Insolvency law in Mauritius is principally regulated by the Insolvency Act 2009, and it is supplemented by some provisions of the Companies Act 2001, certain regulations made under the 2009 Act and case law.
1. Under Mauritian law, a company may be wound up on the basis of insolvency if it is unable to pay its debts. A company is presumed to be unable to pay its debts where it has failed to comply with a statutory demand, execution issued against the company in respect of a judgment debt has been returned unsatisfied, a person entitled to a charge over all or substantially all the company's property has appointed a receiver or a compromise between a company and its creditors has been put to a vote but has not been approved. The Court may also make a winding up order where it is just and equitable to do so. The members of a company may also voluntarily put the company in liquidation by passing a special resolution to that effect.
2. The commencement of liquidation is either the making of the winding-up order by the Court or the passing of the winding-up resolution. In the latter case, commencement may happen earlier if the directors have caused a provisional liquidator to be appointed by reason of the company's insolvency.
3. In situations of insolvency or of doubtful solvency, the directors must exercise their powers in the best interests of the company having regard to the interests of its creditors. The directors also have a statutory duty to convene a board meeting in order to consider whether a liquidator or administrator – failure to convene such a meeting or to vote for such an appointment may result in personal liability of an individual director for loss caused to creditors as a result of the company trading while insolvent, if the company subsequently goes in to liquidation.
4. Liquidation is a collective process in which the liquidator collects and realizes the assets of the company with a view to distribute the proceeds among the creditors and (if there is a surplus) shareholders. Any disposition of the company's property made after the commencement of a complusory winding-up without court permission is void. In both voluntary and compulsory winding-up, proceedings against the company or its property or enforcement action over the company's property are stayed unless the liquidator consents or the court orders otherwise. Secured creditors may take possession of and realize charged property but the proceeds of realization, along with other assets of the company, must be distributed in accordance with a priority ladder set out in the Insolvency Act; preferential claims, such as the expenses of liquidation, certain tax claims, certain employee claims, costs of an administration (if there was one) and costs of compromises with creditors (if there was one), rank ahead of secured creditors.

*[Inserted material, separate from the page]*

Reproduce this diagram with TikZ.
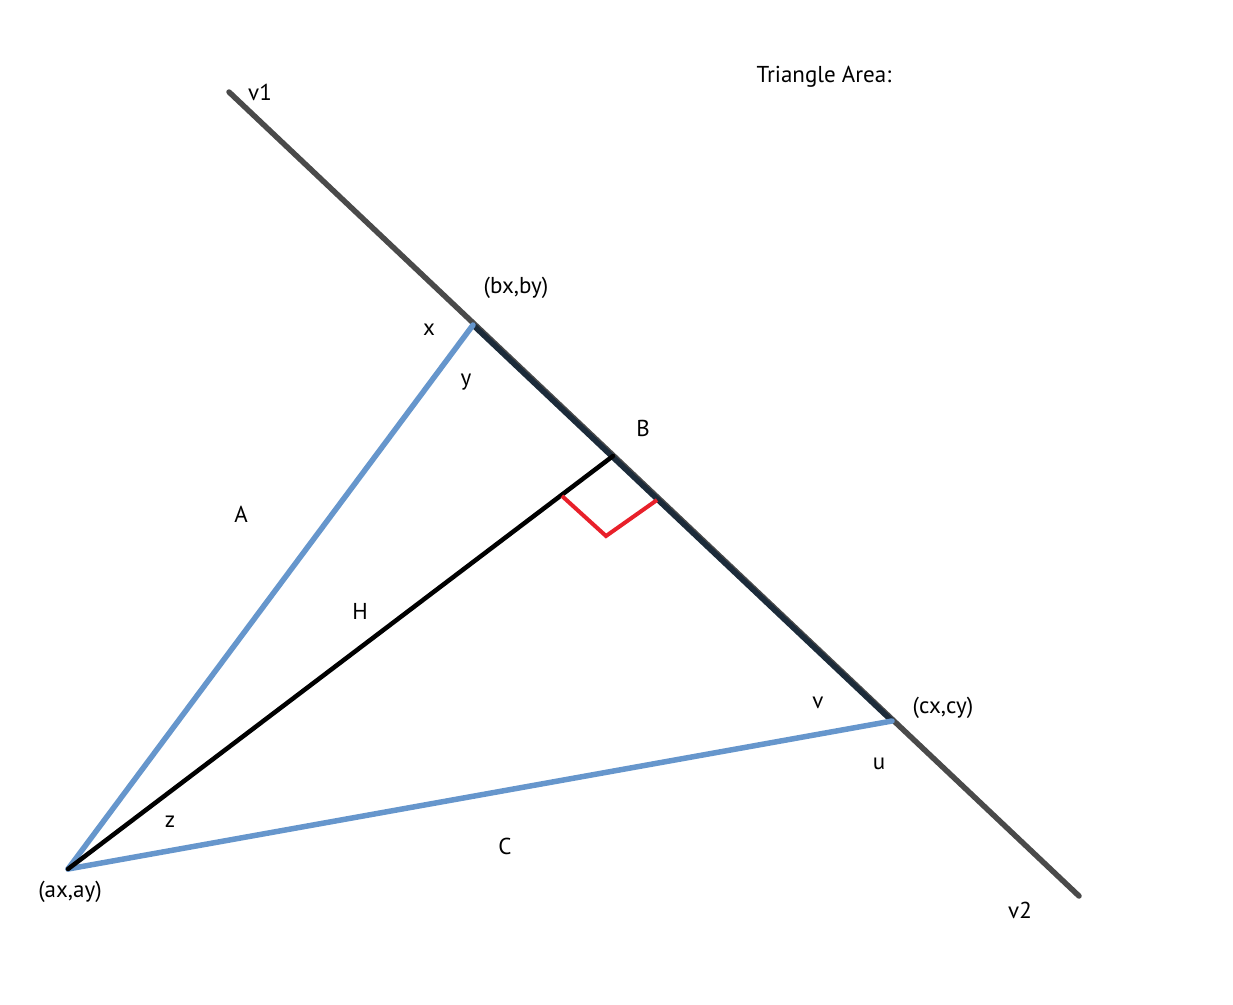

5. A liquidator may disclaim onerous property, (i.e. unprofitable contracts, property which is not readily saleable or property which gives rise to liability to pay money or perform an onerous act). A liquidator can be made to elect whether to disclaim onerous property within 28 days, failing which the liquidator loses the right to disclaim.
6. In an insolvent liquidation, mutual debts between a company and a creditor are set off against one another, although transactions made within 6 months prior to the commencement of liquidation are excluded for the purpose of insolvency set-off, and this period increases to 2 years in the case of transactions with related parties. The operation of netting provisions under certain qualifying financial contracts is not affected by a liquidation, by virtue of Part V of the Insolvency Act.
7. A liquidator may challenge transactions entered into within a vulnerable period before the commencement of liquidation, namely voidable preferences, voidable charges (but not charges given for new consideration or as substitution for old charges), alienations of company property with intent to defraud a creditor, voidable gifts, transactions at an undervalue and contributions to another person's estate whilst the company was insolvent. The vulnerable period is 2 or 5 years prior to commencement of liquidation and the company must have been unable to pay its debts at the time of the transaction. There is a presumption of insolvency if the transaction was made within 6 months of commencement of liquidation.
8. A liquidator can pursue directors and former directors (including shadow or de facto directors) where such person may have misapplied or retained or become accountable for money or property of the company, or committed a breach of duty towards the company.
9. As an alternative to liquidation, the Insolvency Act introduced administration, the objectives of which are either corporate/ business rescue or the achievement of a better return for creditors than in a liquidation. At the end of administration, the administrator must convene a meeting of creditors to vote on one of the exit mechanisms, namely: (i) entry of the company in liquidation, (ii) termination of the administration without more or (iii) approval of a restructuring plan.
10. The Insolvency Act also regulates receivership, which is not a collective process and is essentially a process enabling secured creditors to enforce their charges.
11. A liquidator, administrator or receiver must be a licensed insolvency practitioner and only Mauritian residents are entitled to such licence. There is no provision for the entry into protocols or other cooperation with foreign insolvency practitioners. The Part of the Insolvency Act dealing with cross-border insolvencies and which is based on the UNCITRAL Model Law has not been proclaimed yet.
12. The Companies Act also provides for restructuring of companies outside of a formal liquidation or administration. This can be either by way of a compromise with creditors approved at a creditors' meeting, or a scheme of arrangement approved by the Court.
The content of this article is intended to provide a general guide to the subject matter. Specialist advice should be sought about your specific circumstances.